Date: Fri, 8 Dec 2006 09:16:54 -0500
Reply-To: "data _null_;" <datanull@GMAIL.COM>
Sender: "SAS(r) Discussion" <SAS-L@LISTSERV.UGA.EDU>
From: "data _null_;" <datanull@GMAIL.COM>
Subject: Re: finding a string
In-Reply-To: <1165574706.266949.219190@16g2000cwy.googlegroups.com>
Content-Type: text/plain; charset=ISO-8859-1; format=flowed
While I like the ideas already proposed to fish for the date SAS does
provide ways to actually locate strings of this type.
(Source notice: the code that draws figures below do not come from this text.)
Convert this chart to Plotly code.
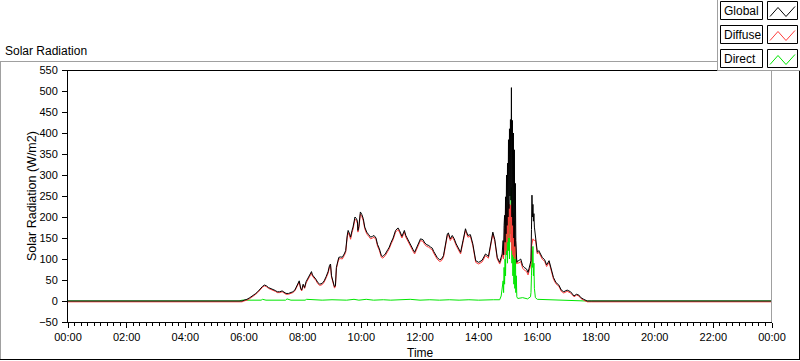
import plotly.graph_objects as go

# ---------------- data ----------------
times = [
    "00:00", "05:52", "05:56", "06:00", "06:06", "06:12", "06:18", "06:23", "06:28", "06:33",
    "06:38", "06:42", "06:46", "06:50", "06:55", "07:00", "07:04", "07:08", "07:13", "07:18",
    "07:22", "07:26", "07:31", "07:35", "07:40", "07:44", "07:48", "07:51", "07:53", "07:56",
    "07:58", "08:01", "08:04", "08:07", "08:10", "08:14", "08:18", "08:20", "08:23", "08:27",
    "08:31", "08:35", "08:40", "08:44", "08:48", "08:52", "08:55", "08:57", "08:59", "09:02",
    "09:05", "09:07", "09:09", "09:12", "09:14", "09:18", "09:21", "09:25", "09:28", "09:31",
    "09:33", "09:36", "09:38", "09:41", "09:43", "09:47", "09:50", "09:52", "09:53", "09:55",
    "09:58", "10:01", "10:04", "10:07", "10:11", "10:15", "10:19", "10:23", "10:26", "10:30",
    "10:33", "10:37", "10:41", "10:44", "10:49", "10:54", "10:57", "11:01", "11:05", "11:10",
    "11:15", "11:18", "11:20", "11:23", "11:26", "11:28", "11:31", "11:35", "11:38", "11:42",
    "11:46", "11:49", "11:54", "11:58", "12:01", "12:06", "12:10", "12:14", "12:18", "12:22",
    "12:25", "12:28", "12:31", "12:35", "12:40", "12:44", "12:48", "12:52", "12:56", "12:58",
    "13:02", "13:06", "13:10", "13:14", "13:18", "13:23", "13:28", "13:33", "13:35", "13:38",
    "13:43", "13:48", "13:54", "14:00", "14:07", "14:14", "14:20", "14:25", "14:29", "14:33",
    "14:38", "14:43", "14:46", "14:48", "14:50", "14:51", "14:52", "14:53", "14:54", "14:55",
    "14:56", "14:57", "14:58", "14:59", "15:00", "15:01", "15:02", "15:03", "15:04", "15:05",
    "15:06", "15:07", "15:08", "15:09", "15:10", "15:11", "15:12", "15:13", "15:14", "15:15",
    "15:16", "15:17", "15:18", "15:20", "15:22", "15:26", "15:30", "15:33", "15:38", "15:41",
    "15:44", "15:47", "15:48", "15:49", "15:50", "15:51", "15:52", "15:53", "15:54", "15:56",
    "16:00", "16:03", "16:06", "16:10", "16:15", "16:19", "16:24", "16:29", "16:33", "16:38",
    "16:44", "16:49", "16:54", "17:01", "17:08", "17:15", "17:20", "17:25", "17:29", "17:35",
    "17:42", "17:50", "24:00",
]

global_wm2 = [
    0, 0, 0, 2, 4, 8, 12, 17, 22, 30,
    35, 38, 36, 32, 30, 28, 25, 22, 22, 24,
    20, 18, 18, 19, 22, 26, 36, 46, 48, 30,
    26, 40, 32, 46, 52, 62, 70, 62, 58, 52,
    44, 40, 42, 48, 58, 70, 85, 88, 60, 45,
    34, 36, 80, 95, 104, 105, 104, 112, 120, 155,
    168, 160, 152, 168, 176, 200, 196, 190, 168, 178,
    212, 206, 196, 176, 164, 158, 152, 154, 156, 150,
    135, 124, 108, 106, 112, 122, 128, 140, 150, 168,
    174, 168, 160, 154, 162, 168, 156, 146, 138, 128,
    122, 116, 128, 140, 148, 146, 138, 134, 132, 128,
    126, 118, 112, 104, 98, 100, 108, 136, 160, 162,
    148, 156, 148, 136, 128, 116, 144, 172, 165, 156,
    158, 136, 96, 92, 97, 112, 106, 136, 164, 146,
    104, 92, 104, 112, 144, 110, 180, 204, 140, 248,
    160, 300, 180, 328, 200, 384, 220, 410, 250, 432,
    240, 508, 200, 430, 180, 400, 150, 360, 130, 280,
    144, 110, 92, 96, 96, 100, 84, 80, 76, 68,
    80, 96, 170, 252, 200, 230, 190, 208, 176, 160,
    116, 120, 112, 104, 98, 86, 96, 77, 56, 44,
    38, 26, 22, 26, 22, 12, 16, 14, 8, 4,
    0, 0, 0,
]

diffuse_wm2 = [
    -2, -2, -2, 0, 2, 6, 10, 15, 20, 28,
    33, 36, 34, 30, 28, 26, 23, 20, 20, 22,
    18, 16, 16, 17, 20, 24, 34, 43, 45, 28,
    24, 37, 30, 43, 49, 59, 66, 59, 55, 49,
    41, 37, 39, 45, 55, 66, 81, 84, 57, 42,
    31, 33, 77, 92, 100, 101, 100, 108, 116, 150,
    163, 155, 147, 163, 171, 195, 191, 185, 164, 173,
    207, 201, 191, 172, 160, 154, 148, 150, 152, 146,
    131, 120, 104, 102, 108, 118, 124, 136, 146, 164,
    170, 164, 156, 150, 158, 164, 152, 142, 134, 124,
    118, 112, 124, 136, 144, 142, 134, 130, 128, 124,
    122, 114, 108, 100, 94, 96, 104, 132, 156, 158,
    144, 152, 144, 132, 124, 112, 140, 168, 161, 152,
    154, 132, 92, 88, 93, 108, 102, 132, 160, 142,
    100, 88, 100, 104, 120, 100, 140, 170, 110, 232,
    120, 220, 140, 215, 160, 236, 150, 230, 190, 228,
    140, 232, 120, 210, 110, 200, 105, 180, 100, 150,
    120, 100, 88, 92, 90, 94, 78, 74, 70, 62,
    74, 88, 130, 140, 145, 148, 145, 144, 144, 146,
    112, 116, 108, 100, 94, 82, 92, 73, 52, 41,
    35, 23, 19, 23, 19, 10, 14, 12, 6, 2,
    -2, -2, -2,
]

direct_times = [
    "00:00", "05:50", "05:56", "06:35", "06:38", "06:45", "07:25", "07:28", "07:36", "08:05",
    "08:08", "08:20", "08:40", "09:00", "09:30", "09:45", "09:55", "10:10", "10:25", "10:45",
    "11:00", "11:40", "12:00", "12:20", "12:40", "13:00", "13:20", "13:40", "14:00", "14:30",
    "14:43", "14:46", "14:48", "14:50", "14:51", "14:52", "14:53", "14:54", "14:55", "14:56",
    "14:57", "14:58", "14:59", "15:00", "15:01", "15:02", "15:03", "15:04", "15:05", "15:06",
    "15:07", "15:08", "15:09", "15:10", "15:11", "15:12", "15:13", "15:14", "15:15", "15:16",
    "15:17", "15:18", "15:20", "15:30", "15:40", "15:46", "15:47", "15:48", "15:49", "15:50",
    "15:51", "15:52", "15:53", "15:54", "15:56", "16:00", "16:30", "17:00", "17:40", "24:00",
]

direct_wm2 = [
    0, 0, 2, 2, 4, 2, 2, 5, 2, 2,
    4, 3, 2, 3, 2, 4, 2, 4, 2, 3,
    2, 4, 2, 3, 2, 3, 2, 3, 2, 3,
    3, 12, 30, 48, 20, 80, 40, 100, 60, 150,
    110, 176, 90, 190, 120, 200, 100, 220, 160, 240,
    270, 90, 240, 60, 210, 40, 190, 30, 150, 20,
    60, 10, 6, 8, 5, 10, 20, 60, 120, 80,
    130, 60, 90, 30, 8, 4, 3, 2, 0, 0,
]

series_names = ["Global", "Diffuse", "Direct"]
series_colors = ["#000000", "#ff3c3c", "#00e600"]
y_ticks = list(range(-50, 551, 50))

assert len(times) == len(global_wm2) == len(diffuse_wm2)
assert len(direct_times) == len(direct_wm2)


def ts(hhmm):
    h, m = map(int, hhmm.split(":"))
    if h == 24:
        return "2024-01-02 00:00:00"
    return f"2024-01-01 {h:02d}:{m:02d}:00"


x_main = [ts(t) for t in times]
x_direct = [ts(t) for t in direct_times]

# ---------------- figure ----------------
L, R, T, B = 68, 28, 70, 39
W, H = 800, 361
PW, PH = W - L - R, H - T - B


def px(xp):
    return (xp - L) / PW


def py(yp):
    return (H - B - yp) / PH


fig = go.Figure()
fig.add_trace(go.Scatter(x=x_direct, y=direct_wm2, mode="lines", name=series_names[2],
                         line=dict(color=series_colors[2], width=1), hoverinfo="skip"))
fig.add_trace(go.Scatter(x=x_main, y=diffuse_wm2, mode="lines", name=series_names[1],
                         line=dict(color=series_colors[1], width=1), hoverinfo="skip"))
fig.add_trace(go.Scatter(x=x_main, y=global_wm2, mode="lines", name=series_names[0],
                         line=dict(color=series_colors[0], width=1), hoverinfo="skip"))

FONT = "Liberation Sans, Arial, sans-serif"

fig.update_layout(
    width=W, height=H,
    margin=dict(l=L, r=R, t=T, b=B, pad=0),
    paper_bgcolor="white", plot_bgcolor="white",
    showlegend=False,
    font=dict(family=FONT, size=11, color="#000000"),
    xaxis=dict(
        type="date", range=[ts("00:00"), ts("24:00")],
        tick0=ts("00:00"), dtick=7200000, tickformat="%H:%M",
        ticks="outside", ticklen=5, tickcolor="#000000", tickwidth=1,
        showline=True, linecolor="#000000", linewidth=1,
        showgrid=False, zeroline=False,
        tickfont=dict(family=FONT, size=11, color="#000000"),
        minor=dict(dtick=800000, tick0=ts("00:00"), ticks="outside", ticklen=3,
                   tickcolor="#000000", tickwidth=1, showgrid=False),
    ),
    yaxis=dict(
        range=[-50, 550], tickvals=y_ticks,
        ticks="outside", ticklen=5, tickcolor="#000000", tickwidth=1,
        showline=True, linecolor="#000000", linewidth=1,
        showgrid=False, zeroline=False,
        tickfont=dict(family=FONT, size=11, color="#000000"),
        ticklabelstandoff=2,
    ),
)

shapes = []
GRAY = "#a0a0a0"
# outer frame
shapes.append(dict(type="line", xref="paper", yref="paper", x0=px(0), y0=py(61.5), x1=px(717), y1=py(61.5),
                   line=dict(color=GRAY, width=1)))
shapes.append(dict(type="line", xref="paper", yref="paper", x0=px(0.5), y0=py(61.5), x1=px(0.5), y1=py(359.5),
                   line=dict(color=GRAY, width=1)))
shapes.append(dict(type="line", xref="paper", yref="paper", x0=px(0), y0=py(359.5), x1=px(800), y1=py(359.5),
                   line=dict(color="#000000", width=1)))
shapes.append(dict(type="line", xref="paper", yref="paper", x0=px(799.5), y0=py(70), x1=px(799.5), y1=py(359.5),
                   line=dict(color="#000000", width=1)))
# plot frame top and right
shapes.append(dict(type="line", xref="paper", yref="paper", x0=px(68), y0=py(70.5), x1=px(772), y1=py(70.5),
                   line=dict(color="#000000", width=1)))
shapes.append(dict(type="line", xref="paper", yref="paper", x0=px(771.5), y0=py(70), x1=px(771.5), y1=py(322),
                   line=dict(color=GRAY, width=1)))
# legend panel
shapes.append(dict(type="rect", xref="paper", yref="paper", x0=px(717.5), y0=py(-2), x1=px(802), y1=py(70.5),
                   line=dict(color=GRAY, width=1), fillcolor="white"))

row_tops = [1.5, 25.5, 49.5]
row_h = 18
annotations = []
for name, color, top in zip(series_names, series_colors, row_tops):
    shapes.append(dict(type="rect", xref="paper", yref="paper", x0=px(720.5), y0=py(top), x1=px(762.5),
                       y1=py(top + row_h), line=dict(color="#000000", width=1), fillcolor="white"))
    shapes.append(dict(type="rect", xref="paper", yref="paper", x0=px(767.5), y0=py(top), x1=px(797.5),
                       y1=py(top + row_h), line=dict(color="#000000", width=1), fillcolor="white"))
    pts = [(770, top + 15), (778, top + 6), (786, top + 15), (795, top + 5)]
    path = "M " + " L ".join(f"{px(a):.5f},{py(b):.5f}" for a, b in pts)
    shapes.append(dict(type="path", xref="paper", yref="paper", path=path,
                       line=dict(color=color, width=1)))
    annotations.append(dict(text=name, xref="paper", yref="paper", x=px(722), y=py(top + row_h / 2 + 0.5),
                            xanchor="left", yanchor="middle", showarrow=False,
                            font=dict(family=FONT, size=12, color="#000000")))

annotations.append(dict(text="Solar Radiation", xref="paper", yref="paper", x=px(3), y=py(51),
                        xanchor="left", yanchor="middle", showarrow=False,
                        font=dict(family=FONT, size=12, color="#000000")))
annotations.append(dict(text="Solar Radiation (W/m2)", xref="paper", yref="paper", x=px(32), y=py(196),
                        xanchor="center", yanchor="middle", textangle=-90, showarrow=False,
                        font=dict(family=FONT, size=12.5, color="#000000")))
annotations.append(dict(text="Time", xref="paper", yref="paper", x=px(420), y=py(353),
                        xanchor="center", yanchor="middle", showarrow=False,
                        font=dict(family=FONT, size=12, color="#000000")))

fig.update_layout(shapes=shapes, annotations=annotations)

fig.write_html(
    "out.html",
    config={"displayModeBar": False, "staticPlot": True},
    post_script="document.body.style.margin='0';document.body.style.overflow='hidden';",
)
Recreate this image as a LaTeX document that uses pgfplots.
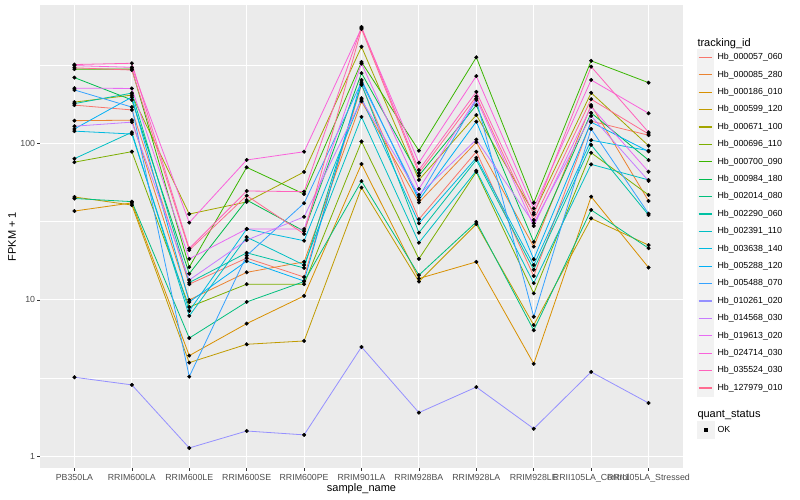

I used the old
RX functions because I'm using V8.2 and have the documentation handy.
data work.parts;
infile cards eof=eof;
rx = rxparse("$d[$d] $'-/' $d[$d] $'-/' $d$d[$d$d]");
do while(1);
input CODE:$4. DESC&$40.;
s=0; l=0;
call rxsubstr(rx,desc,s,l);
if s then date = input(substr(desc,s,l),ddmmyy10.);
output;
end;
return;
eof:
call rxfree(rx);
stop;
format date ddmmyy10.;
cards;
A100 AAAAAA0 PRODUCTION - STOP 4/06/2006
A101 AAAAAA1 NO LONGER PRODUCED 04/7/06
A102 AAAAAA2 STOP - 4-7-06
A103 AAAAAA3 04-7-06 PRODUCTION STOP
;;;;
run;
proc print;
run;
On 12/8/06, alves <alves.paulo@gmail.com> wrote:
> Hi everyone.
>
> Quick question.
>
> I have a dataser of approx. 10.000.000 observations that has 2
> variables. CODE and DESCRIPTION. do not know why, but the person who
> created this dataset instead of creating a new variable to extra
> information, just added it to the DESCRIPTION. I have a list of the
> most common strings that were added and I manage to filter them out. My
> problem is with dates. An example.
>
> CODE DESC
> A100 AAAAAA0 PRODUCTION - STOP 4/06/2006
> A101 AAAAAA1 NO LONGER PRODUCED 04/7/06
> A102 AAAAAA2 STOP - 4-7-06
> A103 AAAAAA3 04-7-06 PRODUCTION STOP
>
> This is a simplified version, AAAAAA can be any string (a product
> name).
>
> the date can basically appear in any format and anywhere!! after
> anything... the only reference point I have is the "/" or "-" ...
>
> So after looking to this mess, I want to do two things. 1) Clean it; 2)
> Kill the person who did it, after a long torture!!!!
>
> Thanks in advance.
>
|